The building's architect, Charles A. Hausler, has several other buildings listed on the NRHP: St. Anthony Park Branch Library, Arlington Hills Library, Riverview Branch Library, also in Ramsey County, Minnesota, as well as the St. Mary's Church Non-Contiguous Historic District in Hague, North Dakota. Born in St. Paul in 1879, he apprenticed in Chicago with Louis Sullivan before returning to Minnesota being licensed in 1908. He was named as St. Paul's first City Architect in 1914 and served for five terms before leaving in 1923 to serve eight terms in the Minnesota Senate. While city architect he drafted the city's first uniform building code in 1921, and designed numerous municipal buildings including the Beaux-Arts Carnegie libraries that were later placed on the NRHP. He returned to private practice while in the Minnesota Senate, and during that time designed the Minnesota Building, which was his largest work.
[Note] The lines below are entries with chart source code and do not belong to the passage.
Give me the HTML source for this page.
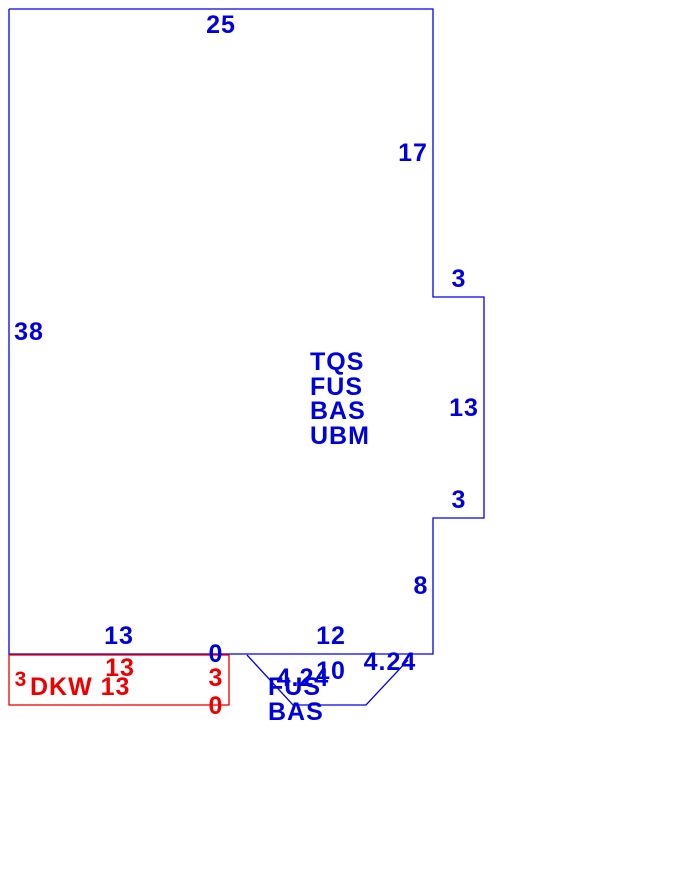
<!DOCTYPE html><html><head><style>body{margin:0;background:#fff}</style></head><body>
<svg width="696" height="875" xmlns="http://www.w3.org/2000/svg" font-family="Liberation Sans, sans-serif" font-weight="bold" font-size="25" letter-spacing="1">
<polyline points="9,9 433,9 433,297 484,297 484,518 433,518 433,654 9,654 9,9" fill="none" stroke="#0000ee" stroke-width="1.3"/>
<polyline points="247,655 293,705 366,705 408,660" fill="none" stroke="#0000ee" stroke-width="1.3"/>
<rect x="9" y="655" width="220" height="50" fill="none" stroke="#ee0000" stroke-width="1.3"/>
<g fill="#0000dd" text-anchor="middle">
<text x="221" y="33">25</text>
<text x="413" y="161">17</text>
<text x="459" y="287">3</text>
<text x="29" y="340">38</text>
<text x="464" y="416">13</text>
<text x="459" y="508">3</text>
<text x="421" y="594">8</text>
<text x="119" y="644">13</text>
<text x="331" y="644">12</text>
<text x="216" y="662">0</text>
<text x="390" y="670">4.24</text>
<text x="331" y="679">10</text>
<text x="303" y="686">4.24</text>
</g>
<g fill="#0000dd">
<text x="310" y="370">TQS</text>
<text x="310" y="395">FUS</text>
<text x="310" y="419">BAS</text>
<text x="310" y="444">UBM</text>
<text x="268" y="695">FUS</text>
<text x="268" y="720">BAS</text>
</g>
<g fill="#ee0000" text-anchor="middle">
<text x="21" y="686" font-size="21">3</text>
<text x="120" y="676">13</text>
<text x="216" y="686">3</text>
<text x="216" y="714">0</text>
</g>
<text x="30" y="695" fill="#ee0000">DKW 13</text>
</svg></body></html>
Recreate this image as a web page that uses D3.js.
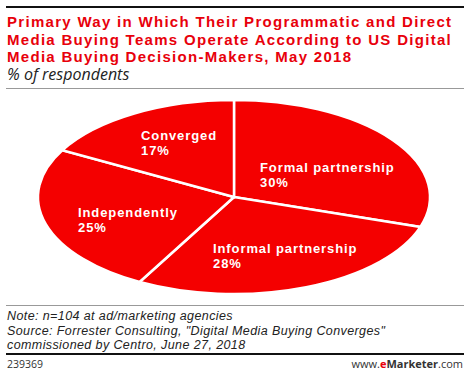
<!DOCTYPE html>
<html lang="en">
<head>
<meta charset="UTF-8">
<title>Programmatic and direct media buying teams</title>
<script src="https://d3js.org/d3.v7.min.js"></script>
<style>
  body { margin: 0; background: #fff; }
  svg text { font-family: "Open Sans", "Noto Sans", sans-serif; }
  svg text.stack { font-family: "Liberation Sans", Arial, sans-serif; }
</style>
</head>
<body>
<svg width="470" height="376"></svg>
<script>
const categories = ["Formal partnership", "Informal partnership", "Independently", "Converged"];
const values = [30, 28, 25, 17];
const labelPos = [[260, 172], [213, 253], [78, 217], [141, 140]];

const titleLines = [
  "Primary Way in Which Their Programmatic and Direct",
  "Media Buying Teams Operate According to US Digital",
  "Media Buying Decision-Makers, May 2018"
];
const noteLines = [
  "Note: n=104 at ad/marketing agencies",
  "Source: Forrester Consulting, \"Digital Media Buying Converges\"",
  "commissioned by Centro, June 27, 2018"
];

const svg = d3.select("svg");

// header
svg.append("rect").attr("x", 6).attr("y", 6).attr("width", 458).attr("height", 2).attr("fill", "#111");
svg.selectAll(".title").data(titleLines).enter().append("text")
  .attr("class", "stack")
  .attr("x", 7).attr("y", (d, i) => 27 + i * 17.5)
  .attr("font-size", 15).attr("font-weight", 700).attr("letter-spacing", 1.3).attr("fill", "#e8000b")
  .text(d => d);
svg.append("text").attr("x", 7).attr("y", 80)
  .attr("font-size", 16).attr("font-style", "italic").attr("fill", "#222")
  .text("% of respondents");
svg.append("rect").attr("x", 6).attr("y", 88).attr("width", 458).attr("height", 1).attr("fill", "#999");

// squashed pie
const cx = 234, cy = 197, rx = 196, ry = 97;
const pie = d3.pie().sort(null).value(d => d)(values);
const arc = d3.arc().innerRadius(0).outerRadius(rx);

const g = svg.append("g").attr("transform", `translate(${cx},${cy}) scale(1,${ry / rx})`);
g.selectAll("path").data(pie).enter().append("path")
  .attr("d", arc)
  .attr("fill", "#f40000")
  .attr("stroke", "#fff")
  .attr("stroke-width", 2.5)
  .attr("vector-effect", "non-scaling-stroke");

const labels = svg.selectAll(".lbl").data(pie).enter().append("text")
  .attr("class", "stack")
  .attr("font-size", 13).attr("font-weight", 700).attr("letter-spacing", 0.9).attr("fill", "#fff");
labels.append("tspan").attr("x", (d, i) => labelPos[i][0]).attr("y", (d, i) => labelPos[i][1])
  .text((d, i) => categories[i]);
labels.append("tspan").attr("x", (d, i) => labelPos[i][0]).attr("y", (d, i) => labelPos[i][1] + 15)
  .text(d => d.data + "%");

// footer
svg.append("rect").attr("x", 6).attr("y", 305).attr("width", 458).attr("height", 1).attr("fill", "#999");
svg.selectAll(".note").data(noteLines).enter().append("text")
  .attr("class", "stack")
  .attr("x", 7).attr("y", (d, i) => 320 + i * 14.5)
  .attr("font-size", 12.5).attr("font-style", "italic").attr("letter-spacing", 0.4).attr("fill", "#222")
  .text(d => d);
svg.append("rect").attr("x", 6).attr("y", 353).attr("width", 458).attr("height", 2).attr("fill", "#111");
svg.append("text").attr("x", 7).attr("y", 368).attr("font-size", 10.5).attr("fill", "#333").text("239369");
const brand = svg.append("text").attr("x", 463).attr("y", 368).attr("text-anchor", "end")
  .attr("font-size", 11).attr("fill", "#333");
brand.append("tspan").text("www.");
brand.append("tspan").attr("fill", "#e8000b").attr("font-weight", 700).text("e");
brand.append("tspan").attr("font-weight", 700).text("Marketer");
brand.append("tspan").text(".com");
</script>
</body>
</html>
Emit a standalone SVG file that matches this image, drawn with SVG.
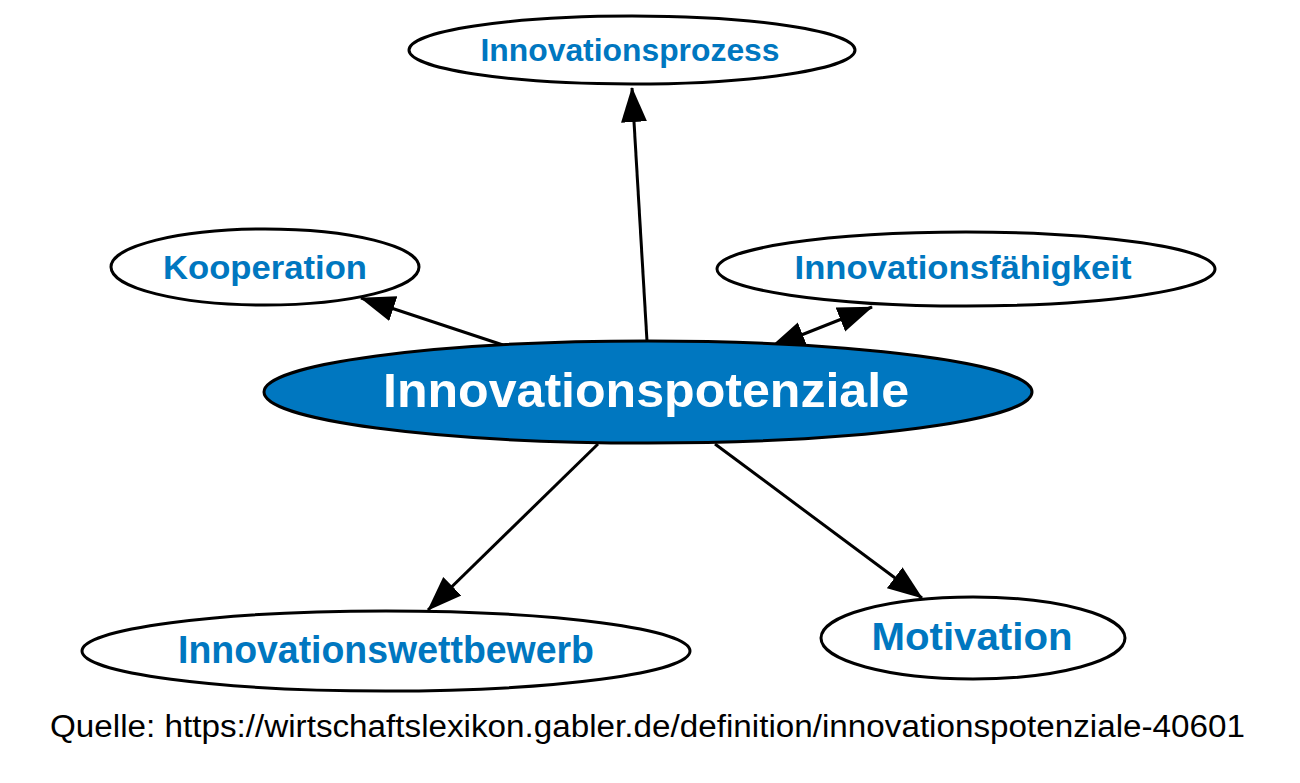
<svg xmlns="http://www.w3.org/2000/svg" width="1300" height="783" viewBox="0 0 1300 783">
<style>
.node{fill:#fff;stroke:#000;stroke-width:3}
.main{fill:#0077c0;stroke:#000;stroke-width:3}
.lbl{font-family:"Liberation Sans",Arial,sans-serif;font-weight:bold;fill:#0077c0;text-anchor:middle}
.mlbl{font-family:"Liberation Sans",Arial,sans-serif;font-weight:bold;fill:#fff;text-anchor:middle}
.edge{stroke:#000;stroke-width:3;fill:none}
.src{font-family:"Liberation Sans",Arial,sans-serif;fill:#000}
</style>
<defs>
<marker id="arr" markerUnits="userSpaceOnUse" markerWidth="36" markerHeight="28" refX="34" refY="14" orient="auto-start-reverse" viewBox="0 0 36 28">
<path d="M0,1 L35,14 L0,27 z" fill="#000"/>
</marker>
</defs>
<rect width="1300" height="783" fill="#fff"/>
<g id="connectors">
<line class="edge" x1="647" y1="341" x2="632" y2="88" marker-end="url(#arr)"/>
<line class="edge" x1="503" y1="345" x2="361" y2="298" marker-end="url(#arr)"/>
<line class="edge" x1="771" y1="347" x2="872" y2="307" marker-start="url(#arr)" marker-end="url(#arr)"/>
<line class="edge" x1="598" y1="444" x2="428" y2="610" marker-end="url(#arr)"/>
<line class="edge" x1="715" y1="444" x2="922" y2="598" marker-end="url(#arr)"/>
</g>
<g id="n_prozess">
<ellipse class="node" cx="632" cy="50" rx="223" ry="34"/>
<text class="lbl" x="630" y="61" font-size="32" textLength="299" lengthAdjust="spacingAndGlyphs">Innovationsprozess</text>
</g>
<g id="n_kooperation">
<ellipse class="node" cx="265" cy="267" rx="154" ry="38"/>
<text class="lbl" x="265" y="279" font-size="34" textLength="204" lengthAdjust="spacingAndGlyphs">Kooperation</text>
</g>
<g id="n_faehigkeit">
<ellipse class="node" cx="966" cy="269" rx="249" ry="37"/>
<text class="lbl" x="963" y="279" font-size="33" textLength="337" lengthAdjust="spacingAndGlyphs">Innovationsfähigkeit</text>
</g>
<g id="n_main">
<ellipse class="main" cx="648" cy="392" rx="384" ry="51"/>
<text class="mlbl" x="646" y="407" font-size="48" textLength="526" lengthAdjust="spacingAndGlyphs">Innovationspotenziale</text>
</g>
<g id="n_wettbewerb">
<ellipse class="node" cx="386" cy="651" rx="304" ry="40"/>
<text class="lbl" x="386" y="663" font-size="38" textLength="416" lengthAdjust="spacingAndGlyphs">Innovationswettbewerb</text>
</g>
<g id="n_motivation">
<ellipse class="node" cx="973" cy="638" rx="152" ry="41"/>
<text class="lbl" x="972" y="650" font-size="39" textLength="201" lengthAdjust="spacingAndGlyphs">Motivation</text>
</g>
<text class="src" x="50" y="737" font-size="31" textLength="1195" lengthAdjust="spacingAndGlyphs">Quelle: https://wirtschaftslexikon.gabler.de/definition/innovationspotenziale-40601</text>
</svg>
By the late 1990s, the demand for modern office space caused the building to fall out of favor with commercial renters, and it began to fall into disuse. As early as 2003, plans were proposed to turn the building into a residential building with limited, street level commercial space. It was purchased by Sand Companies in spring 2006, and in January 2010, the developer began construction on converting the building into 137 rental housing units, including some affordable units as well as 10,000 square feet (930 m2) of commercial and office space


The Minnesota Building was the first Art Deco building in downtown St. Paul. Originally designed in a conservative style, the building became more Moderne as it was being built. Its design reflects a transition from Classical architecture to the Art Deco/Moderne design that gained wide popularity in downtown Saint Paul from the late 1920s through early 1940s. The building was followed by a small boom of notable Art Deco buildings in downtown St. Paul, including the Saint Paul City Hall and Ramsey County Courthouse, Saint Paul Women's City Club, Salvation Army Headquarters and First National Bank Building. Architecture critics had described the style used as "mild art deco" with features that are "very urbane."